Zarafa has opted for the sensible default of storing all attachments on disk. Configuration of this feature is handled in the configuration file '/etc/zarafa/server.cfg' and looks like this:
# Where to place attachments. Value can be "database" or "files". attachment_storage = files
The path where the attachments are stored can also be found in this configuration file:
# When attachment_storage is "files", use this path to store the files attachment_path = /var/lib/zarafa/attachments
When yo take a look in this directory (find -ls), you'll see a list of attachments like this:
13636244 4 drwx------ 12 root root 4096 Mar 5 15:09 /var/lib/zarafa/attachments 13637400 4 drwx------ 22 root root 4096 Aug 26 2014 /var/lib/zarafa/attachments/8 13637429 20 drwx------ 2 root root 20480 Feb 13 16:06 /var/lib/zarafa/attachments/8/13 13665895 4 -rw-r--r-- 1 root root 322 Feb 13 15:29 /var/lib/zarafa/attachments/8/13/161738.gz 13669294 4 -rw-r--r-- 1 root root 322 Feb 13 16:02 /var/lib/zarafa/attachments/8/13/165138 13669694 4 -rw-r--r-- 1 root root 323 Feb 13 16:06 /var/lib/zarafa/attachments/8/13/165538.gz
Each of these files (with or without gz-extensin) represents a file that was originally attached to an email. However, the separate files give you no information on what type of file or even its original name it was. So how can you find out what the original file name was?
Attachments in MAPI
Every attachment has a number for a filename, which does not seem to have any relation with the original filename. This is correct: the number represents a MAPI property. Every item in MAPI is stored as a property and can be referred to by its number - and Zarafa uses MAPI for storage.
In the example above there are several attachments, including one with property number 161738. From the file name on disk you can see that it has been compressed with GZIP (the ".gz.' extension). The number of the attachment (161738) is stored in the Zarafa MySQL database in the table "singleinstances".
As described, every attachment has a property number for its data. There is also a property number for the file name - file names are stored separately, so we can have several names for one file to reduce the storage usage. Each property has a 'value' and a 'tag'. The value represents the contents, which in case of attachments this could be the file name or even the complete attachment (if you have chosen to store attachments in the database). The tag determines what type the value is.
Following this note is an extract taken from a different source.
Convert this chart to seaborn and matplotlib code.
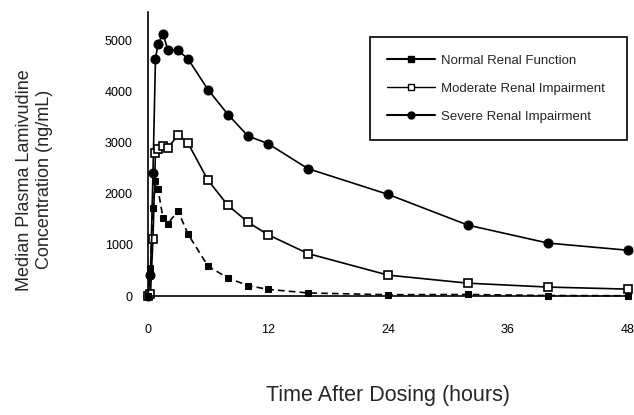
import pandas as pd
import matplotlib.pyplot as plt
import seaborn as sns
from matplotlib.lines import Line2D

# Sampling times (hours)
hours = [0, 0.25, 0.5, 0.75, 1, 1.5, 2, 3, 4, 6, 8, 10, 12, 16, 24, 32, 40, 48]

# Median plasma lamivudine concentration (ng/mL)
normal = [0, 556, 1714, 2240, 2088, 1532, 1415, 1667, 1211, 585, 351, 205, 130, 60, 25, 30, 10, 5]
moderate = [0, 40, 1120, 2790, 2865, 2930, 2895, 3150, 2990, 2263, 1772, 1444, 1199, 830, 409, 251, 175, 135]
severe = [0, 409, 2410, 4640, 4930, 5128, 4807, 4807, 4637, 4035, 3549, 3128, 2980, 2490, 1988, 1386, 1035, 895]

x_ticks = [0, 12, 24, 36, 48]
y_ticks = [0, 1000, 2000, 3000, 4000, 5000]

df = pd.DataFrame({'hours': hours, 'normal': normal,
                   'moderate': moderate, 'severe': severe})

sns.set_style('white')
plt.rcParams['font.family'] = ['Liberation Sans', 'DejaVu Sans']

fig = plt.figure(figsize=(6.34, 4.15), dpi=100)
ax = fig.add_axes([0.2334, 0.2867, 0.7571, 0.684])

sns.lineplot(data=df, x='hours', y='severe', ax=ax, color='black', lw=1.2,
             marker='o', markersize=6.5, markeredgecolor='black', clip_on=False)
sns.lineplot(data=df, x='hours', y='moderate', ax=ax, color='black', lw=1.2,
             marker='s', markersize=6, markerfacecolor='white',
             markeredgecolor='black', markeredgewidth=1.2, clip_on=False)
sns.lineplot(data=df, x='hours', y='normal', ax=ax, color='black', lw=1.2,
             linestyle=(0, (4, 2.5)), marker='s', markersize=4,
             markeredgecolor='black', clip_on=False)

ax.set_xlim(0, 48)
ax.set_ylim(0, 5550)
ax.set_xticks(x_ticks)
ax.set_yticks(y_ticks)
ax.tick_params(direction='inout', length=8, width=1, colors='black',
               labelsize=9)
ax.tick_params(axis='x', pad=16)
ax.tick_params(axis='y', pad=7)
sns.despine(ax=ax)
for side in ['left', 'bottom']:
    ax.spines[side].set_color('black')
    ax.spines[side].set_linewidth(1.2)

ax.set_xlabel('Time After Dosing (hours)', fontsize=15.5)
ax.set_ylabel('Median Plasma Lamivudine\nConcentration (ng/mL)', fontsize=13)
ax.xaxis.set_label_coords(0.5, -0.315)
ax.yaxis.set_label_coords(-0.198, 0.41)

handles = [
    Line2D([], [], color='black', lw=1.5, marker='s', markersize=5),
    Line2D([], [], color='black', lw=1.0, marker='s', markersize=5,
           markerfacecolor='white', markeredgewidth=1.0),
    Line2D([], [], color='black', lw=1.5, marker='o', markersize=5),
]
labels = ['Normal Renal Function', 'Moderate Renal Impairment',
          'Severe Renal Impairment']
leg = ax.legend(handles, labels, loc='upper left',
                bbox_to_anchor=(0.4625, 0.912, 0.5355, 0.0), mode='expand',
                fontsize=9.5, frameon=True, fancybox=False, framealpha=1,
                edgecolor='black', borderpad=1.3, labelspacing=1.2,
                handlelength=3.6, handletextpad=0.5, borderaxespad=0)
leg.get_frame().set_linewidth(1.2)

plt.savefig('out.png', dpi=100)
A tag with a value of '0x3707' means: this is a filename. A tag '0x0015' represents an expiry time stamp and '0x002A' is the recipient time stamp.
In the database we have a table 'hierarchy', which is used to connect different objects to each other: it connects file names to attachments, recipients to emails, etc. We can use this information to get the details on all types of MAPI objects, such as attachment file names.
Getting the attachment details
To get from the file name to the number describing the file name of the attachment on disk, we need to do some SQL magic. You need to join the 'properties' table, the 'hierarchy' table and the 'singleinstances' table. This may sound complicated, but it is actually pretty simple!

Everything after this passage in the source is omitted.